[sdiy] Mopho modulation DAC configuration, update rate, etc

Dave Manley dlmanley at sonic.net
Thu Feb 4 01:54:20 CET 2010


OT: The sustain is quite long as there is no damping, and the 
sympathetic resonance is incredible.  The design of the instrument 
effectively has one bridge per group of three strings, and each bridge 
is mounted directly on the sound board.  There is a lot of energy 
transmitted from a struck string to nearby strings.  When it is right, 
it sounds pretty amazing.  It would take a lot of cpu cycles to model. 
:-) Hopefully in a day or two the instrument will settle in, and hold a 
tune.

A little more on-topic: The Mopho analysis is a work in progress as I 
have time.  I posted some results last night - look for the original 
post with this title.  I started working from the dsPIC towards the DAC 
and CEM.

-Dave

cheater cheater wrote:
> Haha yeah!

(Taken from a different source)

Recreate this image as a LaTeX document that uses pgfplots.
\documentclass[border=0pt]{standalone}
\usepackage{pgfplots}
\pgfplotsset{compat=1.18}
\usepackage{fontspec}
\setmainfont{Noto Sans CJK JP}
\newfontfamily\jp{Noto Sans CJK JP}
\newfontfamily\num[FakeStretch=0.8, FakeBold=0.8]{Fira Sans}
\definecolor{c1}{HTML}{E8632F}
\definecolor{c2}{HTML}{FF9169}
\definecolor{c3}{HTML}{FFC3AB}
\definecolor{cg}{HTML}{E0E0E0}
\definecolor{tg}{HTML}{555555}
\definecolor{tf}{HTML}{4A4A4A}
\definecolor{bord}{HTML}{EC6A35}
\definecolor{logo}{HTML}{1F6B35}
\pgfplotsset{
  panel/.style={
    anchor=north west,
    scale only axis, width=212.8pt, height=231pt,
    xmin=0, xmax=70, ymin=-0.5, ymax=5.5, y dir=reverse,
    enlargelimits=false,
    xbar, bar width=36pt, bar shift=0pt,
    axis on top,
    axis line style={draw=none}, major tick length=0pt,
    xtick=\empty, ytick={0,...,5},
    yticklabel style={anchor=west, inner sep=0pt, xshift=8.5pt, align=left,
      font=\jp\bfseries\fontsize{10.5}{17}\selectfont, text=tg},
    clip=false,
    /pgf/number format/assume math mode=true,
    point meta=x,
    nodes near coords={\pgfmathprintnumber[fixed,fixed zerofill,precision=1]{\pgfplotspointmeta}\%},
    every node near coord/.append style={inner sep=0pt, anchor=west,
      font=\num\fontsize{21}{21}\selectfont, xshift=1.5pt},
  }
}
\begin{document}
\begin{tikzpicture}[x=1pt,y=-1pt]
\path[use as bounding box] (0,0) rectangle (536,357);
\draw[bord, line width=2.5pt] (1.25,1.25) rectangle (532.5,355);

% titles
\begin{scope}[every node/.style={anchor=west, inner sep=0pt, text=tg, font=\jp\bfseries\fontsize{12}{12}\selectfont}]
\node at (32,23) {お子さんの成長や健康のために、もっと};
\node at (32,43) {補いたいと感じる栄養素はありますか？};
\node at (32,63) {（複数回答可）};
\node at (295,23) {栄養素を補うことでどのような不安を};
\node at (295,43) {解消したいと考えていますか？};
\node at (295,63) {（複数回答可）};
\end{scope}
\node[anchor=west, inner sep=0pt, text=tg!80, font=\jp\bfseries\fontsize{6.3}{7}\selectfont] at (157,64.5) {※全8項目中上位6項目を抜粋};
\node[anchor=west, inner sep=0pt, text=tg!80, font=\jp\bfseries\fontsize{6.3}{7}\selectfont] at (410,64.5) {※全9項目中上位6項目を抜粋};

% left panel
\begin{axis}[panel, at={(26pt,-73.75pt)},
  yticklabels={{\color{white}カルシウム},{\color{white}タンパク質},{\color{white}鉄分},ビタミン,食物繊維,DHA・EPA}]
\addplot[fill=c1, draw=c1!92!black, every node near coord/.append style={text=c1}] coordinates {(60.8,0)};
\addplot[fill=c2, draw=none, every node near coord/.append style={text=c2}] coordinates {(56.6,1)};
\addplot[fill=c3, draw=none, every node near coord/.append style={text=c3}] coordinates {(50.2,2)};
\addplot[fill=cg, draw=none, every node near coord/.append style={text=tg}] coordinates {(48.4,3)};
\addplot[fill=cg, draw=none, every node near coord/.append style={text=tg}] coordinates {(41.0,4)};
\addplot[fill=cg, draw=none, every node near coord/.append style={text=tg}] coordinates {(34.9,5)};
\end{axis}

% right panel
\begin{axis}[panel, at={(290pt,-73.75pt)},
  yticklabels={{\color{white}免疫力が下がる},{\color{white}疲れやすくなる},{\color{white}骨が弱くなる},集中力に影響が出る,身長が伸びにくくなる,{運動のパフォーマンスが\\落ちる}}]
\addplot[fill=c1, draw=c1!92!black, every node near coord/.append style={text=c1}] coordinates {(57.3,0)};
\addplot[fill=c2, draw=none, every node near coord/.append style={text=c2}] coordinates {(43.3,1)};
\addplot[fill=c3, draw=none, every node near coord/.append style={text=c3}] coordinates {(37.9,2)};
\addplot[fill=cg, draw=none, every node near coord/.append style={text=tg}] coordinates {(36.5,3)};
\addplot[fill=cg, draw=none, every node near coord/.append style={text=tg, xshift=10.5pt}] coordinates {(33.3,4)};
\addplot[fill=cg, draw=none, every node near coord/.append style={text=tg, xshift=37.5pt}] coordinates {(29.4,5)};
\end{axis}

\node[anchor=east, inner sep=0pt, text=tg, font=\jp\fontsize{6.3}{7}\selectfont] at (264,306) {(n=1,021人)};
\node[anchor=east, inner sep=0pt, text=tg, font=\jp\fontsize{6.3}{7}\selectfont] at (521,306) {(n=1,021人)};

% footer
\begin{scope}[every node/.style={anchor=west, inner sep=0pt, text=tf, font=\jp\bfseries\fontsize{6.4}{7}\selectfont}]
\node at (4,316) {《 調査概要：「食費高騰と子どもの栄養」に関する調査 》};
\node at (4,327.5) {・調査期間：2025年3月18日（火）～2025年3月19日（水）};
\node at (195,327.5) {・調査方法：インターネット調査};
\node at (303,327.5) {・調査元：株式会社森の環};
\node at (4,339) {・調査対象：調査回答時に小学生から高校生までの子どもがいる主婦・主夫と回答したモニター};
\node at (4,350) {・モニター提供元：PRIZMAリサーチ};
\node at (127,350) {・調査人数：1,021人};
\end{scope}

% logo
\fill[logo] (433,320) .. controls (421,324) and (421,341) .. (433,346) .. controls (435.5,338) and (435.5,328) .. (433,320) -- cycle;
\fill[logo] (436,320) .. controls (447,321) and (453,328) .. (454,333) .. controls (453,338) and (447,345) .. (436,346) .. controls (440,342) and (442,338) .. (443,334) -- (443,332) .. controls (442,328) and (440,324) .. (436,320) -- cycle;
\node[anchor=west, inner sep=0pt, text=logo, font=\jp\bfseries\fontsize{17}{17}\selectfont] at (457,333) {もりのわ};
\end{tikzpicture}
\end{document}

There is little that can beat the sound of strings coming
> to full unison after hours or days of work. The rumble of a dischord
> slowly converging, the beats slowing down, and if you have luck, you
> arrive at a perfect sound where the beats are longer than the
> instrument can sustain for. Or maybe you'll have to keep looking
> because you adjusted too far. I still remember the first time I tuned
> a violin.
> 
> David, didn't you make some sort of analysis of the Mopho? What did
> you come up with?
> 
> D.
> 
> On Wed, Feb 3, 2010 at 22:23, David G. Dixon <dixon at interchange.ubc.ca> wrote:
>>> It's too late to look at the encoder scan rate :-) , I spent the evening
>>> trying to tune a Hammered Dulcimer. 31 x 3 = 93 separate strings.  It
>>> had never been tuned, and the strings are stretching like crazy.  Three
>>> passes through, and it is still not staying in tune, even with
>>> stretching the strings between each tuning pass - you think calibrating
>>> a VCO is a pain?
>> That reminds me of the hours of fun I used to have tuning a harpsichord (183
>> strings on that one!).  Now THAT was analog!